Dans cette affaire, après avoir été immatriculé en qualité d'auto-entrepreneur, un coursier avait conclu un contrat de prestation de services avec la société Take Eat Easy. Cette société utilisait une plate-forme numérique et une application afin de mettre en relation des restaurateurs partenaires, des clients passant commande de repas par le truchement de la plate-forme et des livreurs à vélo (exerçant, comme l’intéressé dans cette affaire, leur activité sous un statut d’indépendant).

Le coursier avait saisi les juges d’une demande de requalification de la relation contractuelle en contrat de travail.

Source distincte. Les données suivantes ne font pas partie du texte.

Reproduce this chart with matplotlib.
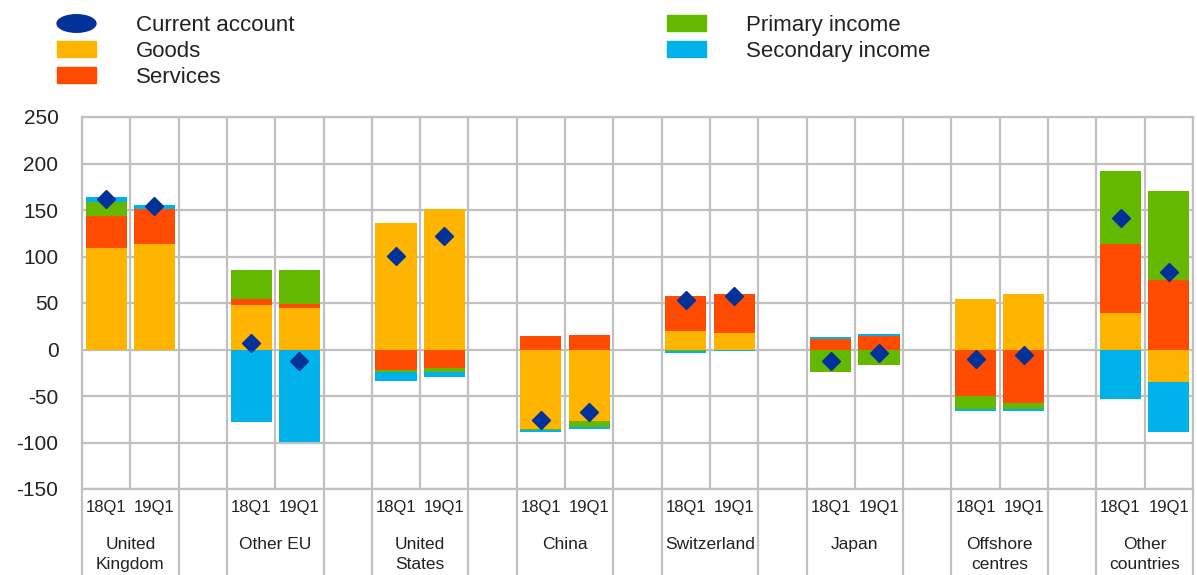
import numpy as np
import matplotlib
matplotlib.use("Agg")
import matplotlib.pyplot as plt
from matplotlib.lines import Line2D
from matplotlib.patches import Patch
from matplotlib.path import Path
from matplotlib.transforms import Affine2D

plt.rcParams['font.family'] = ['Liberation Sans', 'DejaVu Sans']
plt.rcParams['axes.unicode_minus'] = False

# categories
countries = ["United\nKingdom", "Other EU", "United\nStates", "China",
             "Switzerland", "Japan", "Offshore\ncentres", "Other\ncountries"]
periods = ["18Q1", "19Q1"]

# one value per bar: country by country, 18Q1 then 19Q1
goods = [109, 113, 48, 45, 136, 151, -85, -77, 20, 18, 0, 0, 54, 60, 39, -35]
services = [35, 38, 6, 4, -22, -20, 14, 16, 38, 42, 11, 14, -50, -58, 74, 75]
primary = [15, 0, 32, 36, -2, -4, -2, -6, -2, 0, -24, -17, -14, -6, 79, 95]
secondary = [5, 4, -78, -99, -10, -6, -2, -2, -2, -2, 2.5, 2.5, -2, -2, -53, -54]
current = [162, 154, 7, -12, 101, 122, -76, -67, 53, 57, -12, -4, -10, -6, 141, 83]

series = [("Goods", goods, "#FFB400"),
          ("Services", services, "#FF4B00"),
          ("Primary income", primary, "#65B800"),
          ("Secondary income", secondary, "#00B1EA")]
ca_color = "#003299"
grid_color = "#C0C0C0"
text_color = "#222222"

fig = plt.figure(figsize=(11.97, 5.75), dpi=100)
ax = fig.add_axes([82 / 1197, 86 / 575, 1111 / 1197, 372 / 575])

x = np.array([3 * g + p for g in range(len(countries)) for p in range(len(periods))])

pos_base = np.zeros(len(x))
neg_base = np.zeros(len(x))
for name, vals, col in series:
    v = np.array(vals, dtype=float)
    bottoms = np.where(v >= 0, pos_base, neg_base)
    ax.bar(x, v, bottom=bottoms, width=0.85, color=col, zorder=2)
    pos_base += np.clip(v, 0, None)
    neg_base += np.clip(v, None, 0)

ax.plot(x, current, linestyle="none", marker="D", markersize=9,
        color=ca_color, zorder=3)

ax.set_xlim(-0.5, 22.5)
ax.set_ylim(-150, 250)
ax.set_yticks(range(-150, 251, 50))
ax.set_xticks(np.arange(-0.5, 23, 1))
ax.set_xticklabels([])
ax.tick_params(length=0, labelsize=15, pad=17, labelcolor=text_color)
ax.grid(True, color=grid_color, linewidth=1.6)
ax.set_axisbelow(True)
for s in ax.spines.values():
    s.set_color(grid_color)
    s.set_linewidth(1.6)

# label table under the plot
trans = ax.get_xaxis_transform()
edges = []
for g in range(len(countries)):
    edges += [3 * g - 0.5, 3 * g + 1.5]
ax.vlines(edges, -0.235, 0, transform=trans, color=grid_color,
          linewidth=1.6, clip_on=False)
for xi, p in zip(x, periods * len(countries)):
    ax.text(xi, -0.051, p, transform=trans, ha="center", va="center",
            fontsize=12, color=text_color)
for g, c in enumerate(countries):
    ax.text(3 * g + 0.5, -0.13, c, transform=trans, ha="center", va="top",
            fontsize=12.5, color=text_color, linespacing=1.4)

# legend
ellipse = Path.unit_circle().transformed(Affine2D().scale(1.0, 0.45))
handles = [Line2D([], [], linestyle="none", marker=ellipse, markersize=28,
                  color=ca_color),
           Patch(color=series[0][2]), Patch(color=series[1][2]),
           Patch(color=series[2][2]), Patch(color=series[3][2])]
labels = ["Current account", "Goods", "Services",
          "Primary income", "Secondary income"]
fig.legend(handles, labels, loc="upper left", ncol=2,
           bbox_to_anchor=(57 / 1197, 1 - 15 / 575), frameon=False,
           fontsize=16, borderpad=0, borderaxespad=0, handlelength=1.75,
           handleheight=0.75, handletextpad=1.8, labelspacing=0.22,
           columnspacing=16.75, labelcolor=text_color)

fig.savefig("out.png", dpi=100)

Il pointait notamment l’existence d’un système de pénalités (dites « strikes »), distribuées en cas de manquement du coursier à ses obligations contractuelles (ex. : incapacité de réparer une crevaison, refus de faire une livraison).

Pour le coursier, il s’agissait du pouvoir de sanction propre à la relation contractuelle entre un employeur et un salarié.

Pour la cour d’appel, un système de sanctions impropre à caractériser un lien de subordination

La cour d’appel avait rejeté sa demande, estimant que si de prime abord un tel système était évocateur du pouvoir de sanction que peut mobiliser un employeur, il ne suffisait pas dans les faits à caractériser le lien de subordination, critère traditionnel du contrat de travail.

En effet, les juges relèvent le peu de portée pratique des « strikes ». Ainsi, sur une période d'un mois glissant, un "strike" ne porte à aucune conséquence, le cumul de deux "strikes" entraîne une perte de bonus, le cumul de trois "strikes" entraîne la convocation du coursier "pour discuter de la situation et de (sa) motivation à continuer à travailler comme coursier partenaire de Take Eat Easy" et le cumul de quatre "strikes" conduit à la désactivation du compte et la désinscription des créneaux réservés.

Par ailleurs, les pénalités considérées, qui ne sont prévues que pour des comportements objectivables du coursier constitutifs de manquements à ses obligations contractuelles, ne remettent nullement en cause la liberté de celui-ci de choisir ses horaires de travail.

Les juges concluent en relevant que la liberté totale de travailler ou non dont avait bénéficié l'intéressé, qui lui permettait, sans avoir à en justifier, de choisir chaque semaine ses jours de travail et leur nombre, excluait l’existence d’une relation salariale.

Pour la Cour de cassation, une relation qui s’inscrivait dans un lien de subordination

L’affaire a finalement été soumise à la Cour de cassation, qui a retoqué les juges du fond.

La Cour rappelle d’abord que l'existence d'une relation de travail ne dépend ni de la volonté exprimée par les parties, ni de la dénomination qu'elles ont donnée à leur convention, mais des conditions de fait dans lesquelles est exercée l'activité.

À cet égard, le lien de subordination se définit comme l'exécution d'un travail sous l'autorité d'un employeur qui a le pouvoir de donner des ordres et des directives, d'en contrôler l'exécution et de sanctionner les manquements de son subordonné.

Or, dans cette affaire, la Cour de cassation souligne que le lien de subordination était bien caractérisé par deux éléments factuels relevés par les juges du fond :

-un pouvoir de sanction de la plate-forme ;

-un système de géolocalisation permettant de connaître la position et le comportement du coursier en temps réel.

Ce faisant, la Cour de cassation reprend l’argumentaire qu’elle avait déjà adopté dans son arrêt du 28 novembre 2018 pour reconnaître le statut de salarié à un livreur à vélo de la même société (cass. soc. 28 novembre 2018, n° 17-20079 FPPBRI).